Through the Kumul Structure the government plans to create the Kumul Trust to be responsible for all state entities now under the Independent Public Business Corporation.
Kumul Petroleum will take over all petroleum assets and Kumul Mining will be responsible for all public mining assets.
The National newspaper reports Mr O'Neill saying it will ensure boards of directors and management take ownership of the decisions they make, ensuring more services for the people and more financial rewards to the shareholders.
Don Wiseman asked the executive director of the PNG Institute of National Affairs, Paul Barker, whether it can achieve these promises.
PAUL BARKER: Well that remains to be seen but certainly there was some grounds for rationalising. You did have more than one entity with overlapping responsibilities, particularly for the mining and petroleum equities that the state has. And clearly the government has ambitions of acquiring substantial additional equity in different resource projects. So the state owned enterprises have certainly been a cause of major concern, they've been a major bottleneck for development particularly some of the utilities, power, telecommunications and so on in PNG but there was certainly room for a considerable improvement in accountability and management as highlighted in a major Asia Development Bank report showing PNG really trailing behind pretty well everywhere else.
DON WISEMAN: Government departments in PNG have often performed poorly haven't they, and this is a lack of capacity, it's a lack of resourcing, and it's still happening these days?
PB: Yes unfortunately the state and the state enterprises and widely seen as the major bottleneck for development. And many within the government itself recognise this and prefer increasingly to refer various functions out to the private sector, to the churches and civil society organisations, to actually implement delivery of public goods and services.
DW: That's an admission of a lack of capacity, isn't it?
PB: It is. Well going back to a time when Sir Mekere Morauta was Prime Minister, he was launching the process of privatisation. Not so much because he believed in it per se but because of the incapacity of government to resist appointing cronies to board and management positions. And that really has been the biggest problem that has been faced. It is a lot of capable people have been trained through the system have worked with these organisations but it has been very hard with the patronage system in PNG to resist appointing supporters and others usually without the suitable skills and experience to these top board positions and management posts.

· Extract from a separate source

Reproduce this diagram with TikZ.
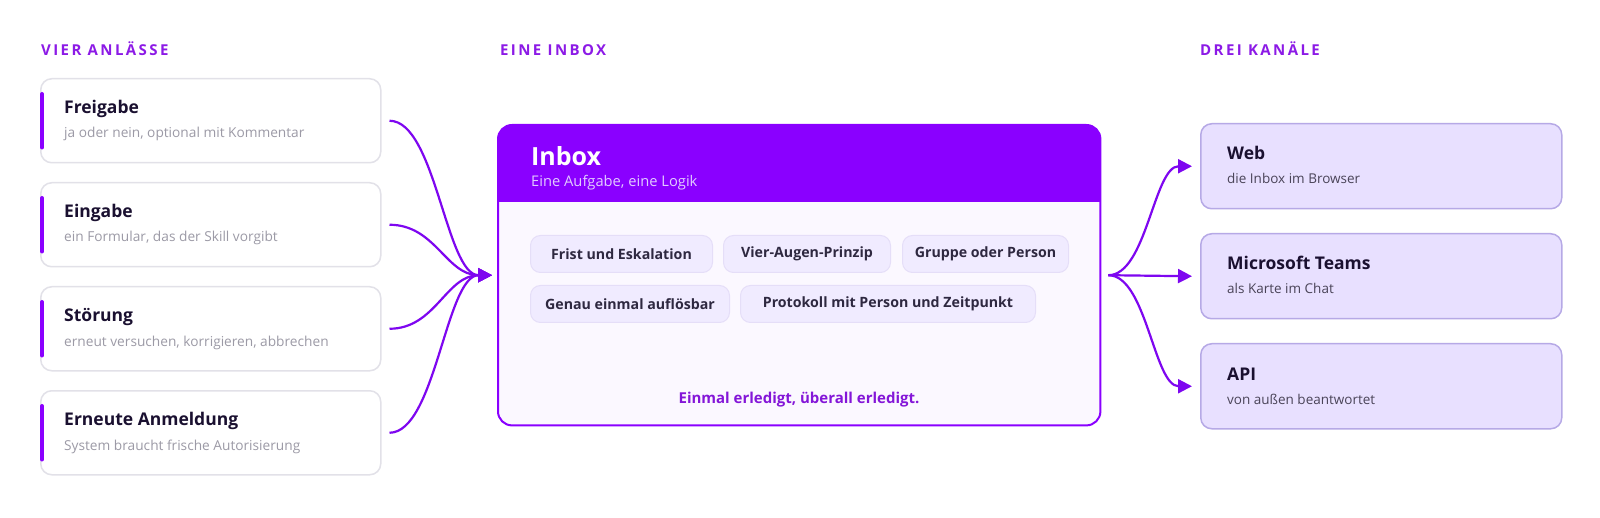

DW: In terms of an SOE structure or a more robust one, there is still going to be this issue of a lack of capacity and you're going to end up aren't you potentially here with one very large and powerful organisation, the Kumul Trust, because it will have all those resources under its wing.
PB: That's absolutely true. Just shuffling the portfolio around isn't going to make much difference unless there is a real commitment to transparency, appointment of top professionals, Papua New Guineans, overseas people where necessary, but really the most suitable people who are at the cutting edge of these industries. And unfortunately we often find well one that hasn't occurred, but also when there have been partnerships with international or overseas companies that PNG negotiates from a position of weakness and lack of professionality.
DW: Papua New Guineans overall, happy with this idea do you think?
PB: I think there is a lot of scepticism and concern because the government has been very good in the rhetoric saying they are going to change a lot of things and then at the end of the day it looks like old wine in new bottles. So really the government will have to demonstrate that there is this commitment to this greater transparency and that really there are going to be transparent mechanisms of selection and appointment of managers, board members, and that the accounts are going to be a lot more open and transparent. Because over recent years the IPBC or the state enterprises have operated very independently, they've been managing their own funds, they've been not transferring dividends in their totality across to the state. They haven't been working in accordance with any real yardsticks. The ADB review highlighted that and the poor performance. But the state owned enterprises have accumulated a certain amount which has been held outside the government system and they have sometimes been funding projects of various sorts of their own volition, independently of these SOEs. Now of course they are meant to be putting proceeds from export earnings, taxation from the mining sector, is meant to go into the sovereign wealth fund, and hopefully that would be the case with respect to the state owned enterprises as well. And the state has of course made a commitment to the EIPI, extractive industry transparency initiative process, but we need to actually put this all into effect and make sure that there is a high level of auditing and accountability.